▸ Aim of the exercise
Your task is to write out only the lines running from the line with "Emit a Python" to the line with "import plotly.graph_objects as go", both ends kept, with no images.

▸ Supplied material

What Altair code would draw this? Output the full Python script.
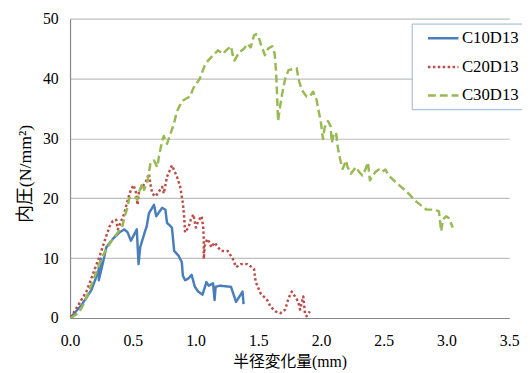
...
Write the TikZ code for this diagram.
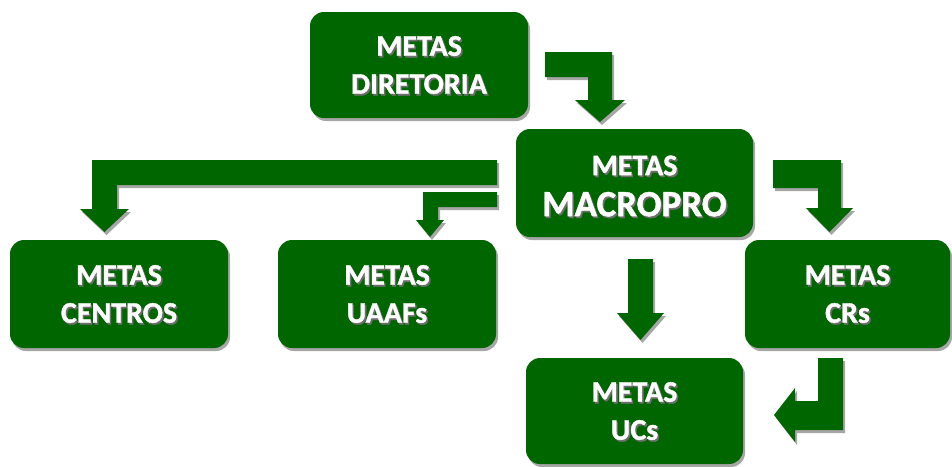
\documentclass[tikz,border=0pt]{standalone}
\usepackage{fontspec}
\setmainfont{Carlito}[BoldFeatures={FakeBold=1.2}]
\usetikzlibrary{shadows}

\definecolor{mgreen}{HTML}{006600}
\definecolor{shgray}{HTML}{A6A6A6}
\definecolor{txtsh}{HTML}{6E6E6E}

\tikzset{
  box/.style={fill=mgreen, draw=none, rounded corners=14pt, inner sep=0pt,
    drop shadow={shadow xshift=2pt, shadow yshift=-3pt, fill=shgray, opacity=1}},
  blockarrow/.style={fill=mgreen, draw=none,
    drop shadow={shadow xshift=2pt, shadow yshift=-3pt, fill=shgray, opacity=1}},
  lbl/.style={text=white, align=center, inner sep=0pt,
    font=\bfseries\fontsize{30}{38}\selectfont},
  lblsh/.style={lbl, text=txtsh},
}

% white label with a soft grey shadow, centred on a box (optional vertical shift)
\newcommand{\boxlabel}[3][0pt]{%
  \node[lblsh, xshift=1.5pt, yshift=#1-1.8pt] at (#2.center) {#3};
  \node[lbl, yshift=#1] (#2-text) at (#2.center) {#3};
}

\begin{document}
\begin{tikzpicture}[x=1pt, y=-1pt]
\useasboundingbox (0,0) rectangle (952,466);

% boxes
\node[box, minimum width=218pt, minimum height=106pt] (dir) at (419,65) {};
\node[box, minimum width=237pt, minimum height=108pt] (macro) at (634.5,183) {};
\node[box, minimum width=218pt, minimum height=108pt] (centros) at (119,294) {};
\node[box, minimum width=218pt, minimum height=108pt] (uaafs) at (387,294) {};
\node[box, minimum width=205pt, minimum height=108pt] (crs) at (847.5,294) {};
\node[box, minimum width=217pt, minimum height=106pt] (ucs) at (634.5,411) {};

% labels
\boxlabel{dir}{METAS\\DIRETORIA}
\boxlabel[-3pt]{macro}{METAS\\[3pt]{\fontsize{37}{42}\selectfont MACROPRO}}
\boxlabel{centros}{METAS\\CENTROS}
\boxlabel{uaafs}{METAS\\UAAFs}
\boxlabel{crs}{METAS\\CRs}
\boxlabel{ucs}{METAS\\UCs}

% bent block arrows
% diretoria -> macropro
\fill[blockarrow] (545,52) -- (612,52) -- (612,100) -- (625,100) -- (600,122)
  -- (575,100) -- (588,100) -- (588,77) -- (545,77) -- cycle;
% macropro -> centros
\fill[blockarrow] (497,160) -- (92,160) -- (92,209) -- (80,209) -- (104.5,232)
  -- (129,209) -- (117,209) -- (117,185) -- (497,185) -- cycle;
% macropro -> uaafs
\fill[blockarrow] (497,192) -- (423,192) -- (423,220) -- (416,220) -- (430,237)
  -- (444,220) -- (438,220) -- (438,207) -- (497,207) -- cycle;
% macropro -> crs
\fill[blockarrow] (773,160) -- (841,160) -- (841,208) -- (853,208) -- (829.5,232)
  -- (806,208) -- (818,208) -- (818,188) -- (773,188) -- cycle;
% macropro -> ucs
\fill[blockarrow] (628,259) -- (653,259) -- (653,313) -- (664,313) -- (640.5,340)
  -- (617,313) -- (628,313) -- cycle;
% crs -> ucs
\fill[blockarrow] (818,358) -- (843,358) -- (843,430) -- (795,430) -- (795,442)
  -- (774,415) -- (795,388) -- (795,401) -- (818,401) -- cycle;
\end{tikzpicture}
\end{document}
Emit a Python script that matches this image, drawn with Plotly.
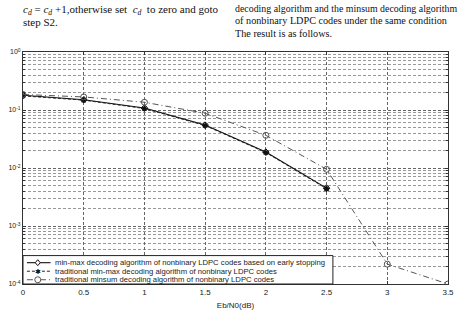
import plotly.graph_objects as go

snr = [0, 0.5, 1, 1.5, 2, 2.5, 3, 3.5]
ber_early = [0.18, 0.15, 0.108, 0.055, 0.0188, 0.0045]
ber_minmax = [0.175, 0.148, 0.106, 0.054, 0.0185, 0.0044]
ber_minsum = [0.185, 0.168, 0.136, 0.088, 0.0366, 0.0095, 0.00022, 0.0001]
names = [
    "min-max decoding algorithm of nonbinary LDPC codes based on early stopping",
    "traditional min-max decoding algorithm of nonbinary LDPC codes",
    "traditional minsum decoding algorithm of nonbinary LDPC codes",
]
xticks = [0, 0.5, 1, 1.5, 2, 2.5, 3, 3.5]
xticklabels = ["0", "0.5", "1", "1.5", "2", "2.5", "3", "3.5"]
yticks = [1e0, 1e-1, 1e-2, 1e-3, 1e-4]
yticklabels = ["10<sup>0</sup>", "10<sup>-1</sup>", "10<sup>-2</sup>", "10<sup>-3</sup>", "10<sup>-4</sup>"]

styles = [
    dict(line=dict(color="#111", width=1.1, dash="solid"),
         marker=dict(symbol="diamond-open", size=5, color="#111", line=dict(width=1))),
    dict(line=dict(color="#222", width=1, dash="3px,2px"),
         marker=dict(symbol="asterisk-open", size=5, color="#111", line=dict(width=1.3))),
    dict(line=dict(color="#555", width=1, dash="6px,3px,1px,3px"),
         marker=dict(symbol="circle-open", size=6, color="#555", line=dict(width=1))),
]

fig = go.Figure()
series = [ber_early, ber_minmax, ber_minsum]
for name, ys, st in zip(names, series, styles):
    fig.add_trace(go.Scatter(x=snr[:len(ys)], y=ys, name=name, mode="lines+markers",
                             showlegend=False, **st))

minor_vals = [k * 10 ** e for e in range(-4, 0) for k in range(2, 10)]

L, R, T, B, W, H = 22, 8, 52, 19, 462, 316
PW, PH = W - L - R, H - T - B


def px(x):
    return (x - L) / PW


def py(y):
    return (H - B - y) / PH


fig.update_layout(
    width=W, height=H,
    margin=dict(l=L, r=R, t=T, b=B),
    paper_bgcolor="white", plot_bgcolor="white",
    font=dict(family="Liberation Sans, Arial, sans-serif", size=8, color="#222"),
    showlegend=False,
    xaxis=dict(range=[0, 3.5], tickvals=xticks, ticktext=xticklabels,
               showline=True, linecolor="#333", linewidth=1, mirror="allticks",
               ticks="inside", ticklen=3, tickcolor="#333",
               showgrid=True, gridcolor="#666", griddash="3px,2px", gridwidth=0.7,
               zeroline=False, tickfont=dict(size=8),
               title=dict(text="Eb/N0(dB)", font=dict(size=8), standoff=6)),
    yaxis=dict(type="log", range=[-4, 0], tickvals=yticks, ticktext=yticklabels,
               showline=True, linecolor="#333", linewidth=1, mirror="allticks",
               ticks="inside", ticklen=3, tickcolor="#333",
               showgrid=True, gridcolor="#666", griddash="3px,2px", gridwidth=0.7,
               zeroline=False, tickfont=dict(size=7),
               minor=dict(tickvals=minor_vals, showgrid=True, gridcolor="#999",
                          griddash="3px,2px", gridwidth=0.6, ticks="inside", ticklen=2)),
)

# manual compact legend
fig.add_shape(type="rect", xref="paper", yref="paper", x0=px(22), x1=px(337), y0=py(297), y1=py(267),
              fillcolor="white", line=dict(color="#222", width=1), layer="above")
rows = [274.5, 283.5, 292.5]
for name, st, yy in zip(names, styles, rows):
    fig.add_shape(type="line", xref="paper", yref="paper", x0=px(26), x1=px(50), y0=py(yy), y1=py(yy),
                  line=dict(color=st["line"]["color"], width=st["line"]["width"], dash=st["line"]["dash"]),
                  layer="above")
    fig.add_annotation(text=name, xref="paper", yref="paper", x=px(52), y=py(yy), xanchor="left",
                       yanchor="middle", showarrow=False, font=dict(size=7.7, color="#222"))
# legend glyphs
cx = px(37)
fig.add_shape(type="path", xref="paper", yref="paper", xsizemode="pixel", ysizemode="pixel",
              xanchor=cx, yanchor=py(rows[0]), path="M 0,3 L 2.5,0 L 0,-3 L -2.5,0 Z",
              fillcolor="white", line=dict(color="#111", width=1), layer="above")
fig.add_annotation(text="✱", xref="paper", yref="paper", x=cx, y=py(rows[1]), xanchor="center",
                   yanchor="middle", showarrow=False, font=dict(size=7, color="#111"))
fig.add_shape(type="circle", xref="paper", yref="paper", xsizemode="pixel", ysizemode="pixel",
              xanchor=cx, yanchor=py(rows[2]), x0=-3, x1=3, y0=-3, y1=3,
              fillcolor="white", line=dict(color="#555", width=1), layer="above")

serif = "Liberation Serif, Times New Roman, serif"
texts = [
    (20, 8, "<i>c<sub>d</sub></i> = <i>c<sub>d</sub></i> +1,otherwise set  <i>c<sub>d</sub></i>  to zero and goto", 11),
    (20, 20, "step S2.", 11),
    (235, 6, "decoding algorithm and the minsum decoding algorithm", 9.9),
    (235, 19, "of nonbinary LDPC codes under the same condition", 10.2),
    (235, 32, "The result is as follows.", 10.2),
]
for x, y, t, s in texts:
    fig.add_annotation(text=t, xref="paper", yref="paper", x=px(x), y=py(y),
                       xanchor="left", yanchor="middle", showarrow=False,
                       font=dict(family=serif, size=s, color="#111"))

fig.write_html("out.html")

▸ Exercise answer
Emit a Python script that matches this image, drawn with Plotly.
import plotly.graph_objects as go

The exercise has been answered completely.